Don’t Forget the Irregular Expenses
A big mistake in making a budget is not accounting for items that don’t happen every month. Forgetting to add these expenses to your monthly budget can have a devastating effect if you’re living paycheck to paycheck. Most people don’t have their oil changed every month, or need new tires every month, but they’re still expenses that need to be in your budget. This goes for birthdays, holidays, satellite radio or Amazon Prime too. Take each irregular expense and divide it by 12 to know how much to include in your monthly budget.
Example: if your car registration is $75 per year, divide $75/12 equals $6.25. Now you put $6.25 in a savings account, and by the time the bill is due, ta-da, you’ll have the money in your account.
Settle the Surplus Cash
Once you’ve listed your income and expenses, it’s time to see if you’re living on less than you make (that’s the goal) or you’re spending more than you make (that’s not good). Take the total all your income and all your expenses then subtract your expenses from your income—this is the free cash you have each month or your cash surplus.

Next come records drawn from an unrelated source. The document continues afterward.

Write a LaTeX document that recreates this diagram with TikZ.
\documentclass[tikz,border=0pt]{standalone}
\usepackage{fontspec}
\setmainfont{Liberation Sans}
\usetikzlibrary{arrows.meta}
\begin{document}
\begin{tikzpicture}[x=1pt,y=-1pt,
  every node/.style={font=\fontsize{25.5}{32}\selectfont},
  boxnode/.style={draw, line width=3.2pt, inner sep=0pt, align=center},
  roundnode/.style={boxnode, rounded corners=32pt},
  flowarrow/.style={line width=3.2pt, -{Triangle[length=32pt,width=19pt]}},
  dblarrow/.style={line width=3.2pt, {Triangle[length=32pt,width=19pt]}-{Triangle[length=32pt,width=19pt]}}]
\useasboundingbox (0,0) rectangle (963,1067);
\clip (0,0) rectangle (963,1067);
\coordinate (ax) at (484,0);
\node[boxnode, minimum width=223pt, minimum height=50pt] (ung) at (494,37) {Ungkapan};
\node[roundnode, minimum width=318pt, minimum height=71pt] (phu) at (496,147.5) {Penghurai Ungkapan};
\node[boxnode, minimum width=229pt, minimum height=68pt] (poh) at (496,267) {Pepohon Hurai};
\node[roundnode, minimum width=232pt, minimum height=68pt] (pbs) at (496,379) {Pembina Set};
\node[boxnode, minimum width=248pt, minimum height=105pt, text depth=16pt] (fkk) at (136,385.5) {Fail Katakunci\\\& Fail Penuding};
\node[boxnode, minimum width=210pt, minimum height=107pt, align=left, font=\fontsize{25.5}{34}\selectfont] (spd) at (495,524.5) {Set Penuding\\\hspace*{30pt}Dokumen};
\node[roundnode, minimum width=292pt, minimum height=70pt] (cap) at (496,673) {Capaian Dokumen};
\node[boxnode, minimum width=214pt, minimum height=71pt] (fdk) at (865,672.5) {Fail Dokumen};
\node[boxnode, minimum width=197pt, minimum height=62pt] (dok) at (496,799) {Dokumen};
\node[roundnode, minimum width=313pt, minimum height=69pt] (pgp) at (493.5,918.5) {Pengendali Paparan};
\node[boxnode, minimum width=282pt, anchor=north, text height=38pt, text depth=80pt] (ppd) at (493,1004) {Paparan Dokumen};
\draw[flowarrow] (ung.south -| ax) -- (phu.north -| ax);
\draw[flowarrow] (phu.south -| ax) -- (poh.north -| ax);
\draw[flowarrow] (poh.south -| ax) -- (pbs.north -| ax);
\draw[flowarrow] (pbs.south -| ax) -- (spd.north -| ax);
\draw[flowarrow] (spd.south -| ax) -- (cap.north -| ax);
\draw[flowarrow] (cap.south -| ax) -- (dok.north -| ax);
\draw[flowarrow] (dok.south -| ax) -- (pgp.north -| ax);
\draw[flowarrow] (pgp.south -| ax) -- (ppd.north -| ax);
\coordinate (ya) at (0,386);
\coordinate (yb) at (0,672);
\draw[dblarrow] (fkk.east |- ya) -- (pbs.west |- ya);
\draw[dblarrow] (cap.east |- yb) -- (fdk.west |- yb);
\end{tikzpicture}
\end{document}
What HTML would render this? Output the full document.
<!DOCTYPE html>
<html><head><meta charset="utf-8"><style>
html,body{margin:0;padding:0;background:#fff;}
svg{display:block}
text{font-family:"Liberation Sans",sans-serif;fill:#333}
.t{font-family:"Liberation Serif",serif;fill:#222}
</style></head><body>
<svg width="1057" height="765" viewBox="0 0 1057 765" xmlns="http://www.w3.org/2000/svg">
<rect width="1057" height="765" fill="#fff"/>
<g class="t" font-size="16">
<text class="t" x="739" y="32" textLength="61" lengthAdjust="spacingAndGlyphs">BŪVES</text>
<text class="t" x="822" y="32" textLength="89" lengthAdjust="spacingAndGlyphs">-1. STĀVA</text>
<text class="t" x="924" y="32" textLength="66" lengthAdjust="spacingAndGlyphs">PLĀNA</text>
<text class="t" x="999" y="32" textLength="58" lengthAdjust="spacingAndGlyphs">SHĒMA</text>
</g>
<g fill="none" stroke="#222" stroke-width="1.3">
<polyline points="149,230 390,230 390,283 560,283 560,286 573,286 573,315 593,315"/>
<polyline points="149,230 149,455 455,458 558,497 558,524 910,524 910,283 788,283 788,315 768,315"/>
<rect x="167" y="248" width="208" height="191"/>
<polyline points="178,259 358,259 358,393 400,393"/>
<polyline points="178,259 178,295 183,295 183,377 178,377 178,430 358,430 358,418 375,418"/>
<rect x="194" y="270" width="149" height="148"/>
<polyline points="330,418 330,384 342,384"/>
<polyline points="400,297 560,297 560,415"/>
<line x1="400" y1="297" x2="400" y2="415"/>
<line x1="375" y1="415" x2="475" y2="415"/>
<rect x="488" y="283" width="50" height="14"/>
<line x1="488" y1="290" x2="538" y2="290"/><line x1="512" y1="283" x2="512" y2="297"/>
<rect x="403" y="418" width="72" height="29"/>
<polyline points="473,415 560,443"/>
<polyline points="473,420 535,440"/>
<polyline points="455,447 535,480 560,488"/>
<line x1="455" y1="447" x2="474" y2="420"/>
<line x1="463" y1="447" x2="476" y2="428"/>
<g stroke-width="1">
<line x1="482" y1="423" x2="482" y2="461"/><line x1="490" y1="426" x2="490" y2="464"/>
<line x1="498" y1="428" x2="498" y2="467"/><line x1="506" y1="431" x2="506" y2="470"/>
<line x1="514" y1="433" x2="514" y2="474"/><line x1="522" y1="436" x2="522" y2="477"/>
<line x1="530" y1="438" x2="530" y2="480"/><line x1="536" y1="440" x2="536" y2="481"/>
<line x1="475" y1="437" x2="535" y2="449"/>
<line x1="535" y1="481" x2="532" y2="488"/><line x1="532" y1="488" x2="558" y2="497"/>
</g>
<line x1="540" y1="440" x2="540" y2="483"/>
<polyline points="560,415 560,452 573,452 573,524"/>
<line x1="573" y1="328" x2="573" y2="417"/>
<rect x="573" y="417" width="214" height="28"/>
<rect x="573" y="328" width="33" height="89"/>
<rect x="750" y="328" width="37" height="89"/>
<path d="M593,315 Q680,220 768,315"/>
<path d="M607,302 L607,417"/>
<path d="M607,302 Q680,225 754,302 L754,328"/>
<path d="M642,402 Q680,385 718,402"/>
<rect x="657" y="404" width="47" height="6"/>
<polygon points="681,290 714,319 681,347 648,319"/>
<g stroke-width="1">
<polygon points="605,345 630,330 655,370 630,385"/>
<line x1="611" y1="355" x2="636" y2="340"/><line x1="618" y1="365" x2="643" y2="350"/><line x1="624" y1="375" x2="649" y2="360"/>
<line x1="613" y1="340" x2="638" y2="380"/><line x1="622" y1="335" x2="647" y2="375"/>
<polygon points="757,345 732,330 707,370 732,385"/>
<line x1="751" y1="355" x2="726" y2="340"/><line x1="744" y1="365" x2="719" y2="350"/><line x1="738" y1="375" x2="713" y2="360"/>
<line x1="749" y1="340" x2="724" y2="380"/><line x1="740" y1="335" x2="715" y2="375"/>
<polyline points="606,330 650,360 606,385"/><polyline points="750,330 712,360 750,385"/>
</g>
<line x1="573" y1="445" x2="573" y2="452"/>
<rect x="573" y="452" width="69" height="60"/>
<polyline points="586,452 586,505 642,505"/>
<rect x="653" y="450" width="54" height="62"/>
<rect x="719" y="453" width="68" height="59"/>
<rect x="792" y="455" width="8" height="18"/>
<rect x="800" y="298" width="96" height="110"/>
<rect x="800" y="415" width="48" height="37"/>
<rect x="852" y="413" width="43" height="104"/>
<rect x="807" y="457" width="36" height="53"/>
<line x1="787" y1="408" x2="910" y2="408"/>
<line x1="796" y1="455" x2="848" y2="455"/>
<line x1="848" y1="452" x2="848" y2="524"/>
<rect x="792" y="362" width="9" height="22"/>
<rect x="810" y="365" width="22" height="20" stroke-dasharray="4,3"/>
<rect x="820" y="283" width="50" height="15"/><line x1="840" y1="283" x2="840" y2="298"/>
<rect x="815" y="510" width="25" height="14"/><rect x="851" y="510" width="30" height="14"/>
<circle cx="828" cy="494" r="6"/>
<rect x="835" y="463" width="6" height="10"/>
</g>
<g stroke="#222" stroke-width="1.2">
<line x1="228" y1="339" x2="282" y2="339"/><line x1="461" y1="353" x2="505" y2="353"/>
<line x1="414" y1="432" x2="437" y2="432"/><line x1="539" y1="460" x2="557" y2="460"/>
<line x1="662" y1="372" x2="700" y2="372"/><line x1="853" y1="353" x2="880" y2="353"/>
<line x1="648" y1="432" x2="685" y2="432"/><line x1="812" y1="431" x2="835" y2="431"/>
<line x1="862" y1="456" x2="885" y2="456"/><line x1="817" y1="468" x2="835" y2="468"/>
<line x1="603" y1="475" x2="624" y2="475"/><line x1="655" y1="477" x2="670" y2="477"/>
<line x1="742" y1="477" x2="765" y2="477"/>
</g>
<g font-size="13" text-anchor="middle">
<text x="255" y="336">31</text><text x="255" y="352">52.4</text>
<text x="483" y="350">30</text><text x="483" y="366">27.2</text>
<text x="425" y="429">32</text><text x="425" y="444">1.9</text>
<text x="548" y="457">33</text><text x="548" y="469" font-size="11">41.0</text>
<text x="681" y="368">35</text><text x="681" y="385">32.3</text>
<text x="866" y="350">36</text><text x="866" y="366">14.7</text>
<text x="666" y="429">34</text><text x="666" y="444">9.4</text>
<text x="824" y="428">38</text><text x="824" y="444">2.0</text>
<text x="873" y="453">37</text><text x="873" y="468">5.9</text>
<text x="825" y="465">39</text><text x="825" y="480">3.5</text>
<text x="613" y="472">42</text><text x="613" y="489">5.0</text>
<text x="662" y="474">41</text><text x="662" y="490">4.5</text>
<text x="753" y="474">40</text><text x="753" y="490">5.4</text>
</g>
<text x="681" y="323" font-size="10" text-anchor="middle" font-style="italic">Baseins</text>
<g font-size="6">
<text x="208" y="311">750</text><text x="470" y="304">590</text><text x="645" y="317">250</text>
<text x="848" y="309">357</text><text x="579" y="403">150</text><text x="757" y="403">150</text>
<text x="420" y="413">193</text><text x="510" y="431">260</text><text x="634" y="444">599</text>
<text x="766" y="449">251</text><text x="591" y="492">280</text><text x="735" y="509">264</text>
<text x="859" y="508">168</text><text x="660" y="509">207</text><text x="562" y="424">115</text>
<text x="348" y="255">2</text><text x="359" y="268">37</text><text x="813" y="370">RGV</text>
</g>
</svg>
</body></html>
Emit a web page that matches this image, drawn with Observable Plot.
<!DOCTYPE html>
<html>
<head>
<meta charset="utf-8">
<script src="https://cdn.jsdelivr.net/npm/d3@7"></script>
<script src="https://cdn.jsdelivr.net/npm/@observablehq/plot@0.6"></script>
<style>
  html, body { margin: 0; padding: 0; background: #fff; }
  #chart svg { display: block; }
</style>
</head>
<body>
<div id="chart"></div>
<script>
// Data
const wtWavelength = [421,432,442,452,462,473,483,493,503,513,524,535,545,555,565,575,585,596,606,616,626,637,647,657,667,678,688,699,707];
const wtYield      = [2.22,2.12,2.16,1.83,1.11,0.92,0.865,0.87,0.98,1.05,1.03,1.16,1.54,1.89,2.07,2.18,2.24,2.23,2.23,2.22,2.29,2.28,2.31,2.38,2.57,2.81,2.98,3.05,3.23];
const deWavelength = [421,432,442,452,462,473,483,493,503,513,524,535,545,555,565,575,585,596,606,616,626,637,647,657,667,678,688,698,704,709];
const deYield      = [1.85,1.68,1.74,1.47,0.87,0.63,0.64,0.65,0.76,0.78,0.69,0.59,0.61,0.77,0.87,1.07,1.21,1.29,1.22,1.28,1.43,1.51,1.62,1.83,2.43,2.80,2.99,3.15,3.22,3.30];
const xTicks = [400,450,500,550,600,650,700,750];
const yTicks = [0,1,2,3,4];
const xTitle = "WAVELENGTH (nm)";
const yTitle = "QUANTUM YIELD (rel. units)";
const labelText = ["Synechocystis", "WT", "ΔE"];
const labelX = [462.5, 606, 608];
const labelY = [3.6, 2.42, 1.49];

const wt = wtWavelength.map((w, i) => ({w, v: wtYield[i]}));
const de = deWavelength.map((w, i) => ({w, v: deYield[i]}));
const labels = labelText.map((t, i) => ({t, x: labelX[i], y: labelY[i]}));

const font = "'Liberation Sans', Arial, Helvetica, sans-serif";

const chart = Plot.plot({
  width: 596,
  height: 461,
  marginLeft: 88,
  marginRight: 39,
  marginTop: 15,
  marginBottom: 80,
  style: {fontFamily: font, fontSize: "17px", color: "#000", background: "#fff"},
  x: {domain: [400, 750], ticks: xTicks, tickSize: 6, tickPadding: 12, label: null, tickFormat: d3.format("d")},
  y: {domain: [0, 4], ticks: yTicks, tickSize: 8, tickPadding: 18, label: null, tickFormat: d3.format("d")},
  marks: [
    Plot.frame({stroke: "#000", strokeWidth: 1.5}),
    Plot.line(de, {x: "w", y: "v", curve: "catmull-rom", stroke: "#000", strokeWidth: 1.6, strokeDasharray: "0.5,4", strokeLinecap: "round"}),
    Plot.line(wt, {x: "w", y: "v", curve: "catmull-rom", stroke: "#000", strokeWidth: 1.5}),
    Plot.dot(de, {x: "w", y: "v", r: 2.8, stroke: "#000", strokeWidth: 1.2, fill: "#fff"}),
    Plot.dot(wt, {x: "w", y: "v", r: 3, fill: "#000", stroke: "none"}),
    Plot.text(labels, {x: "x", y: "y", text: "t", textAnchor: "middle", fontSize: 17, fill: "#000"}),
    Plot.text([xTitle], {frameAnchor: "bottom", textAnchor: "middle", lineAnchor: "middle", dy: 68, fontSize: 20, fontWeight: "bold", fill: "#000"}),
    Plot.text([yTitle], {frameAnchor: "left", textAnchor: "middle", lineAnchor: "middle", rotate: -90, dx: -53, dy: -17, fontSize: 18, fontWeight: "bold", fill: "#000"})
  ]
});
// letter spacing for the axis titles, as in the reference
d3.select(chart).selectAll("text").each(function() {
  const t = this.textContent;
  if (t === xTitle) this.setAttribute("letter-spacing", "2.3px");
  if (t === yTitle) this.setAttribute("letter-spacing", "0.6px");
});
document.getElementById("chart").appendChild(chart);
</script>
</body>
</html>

After you determine this number, you may want to go back and adjust some items for your budget. If you have excess money, then you may want to increase your savings or payments on debt to get your surplus cash closer to zero but still a positive number. If you’re overspending, go back and reduce your expenses to create extra money. This may mean no entertainment money or a reduction in your grocery spending, but remember it’s not forever—it’s just until your budget gets under control.
And folks that’s how you create the best budget in the military.
Don’t put off making a budget because you’re stressing about making it perfect. In the beginning, it’ll be a work in progress. The first month, you may find you’ve spent too much on groceries or that you aren’t spending as much on entertainment. No worries. Improvements will come as you tweak your budget each month. The most important point of all this is to not only SAY you’re going to make and follow a budget but actually to DO it!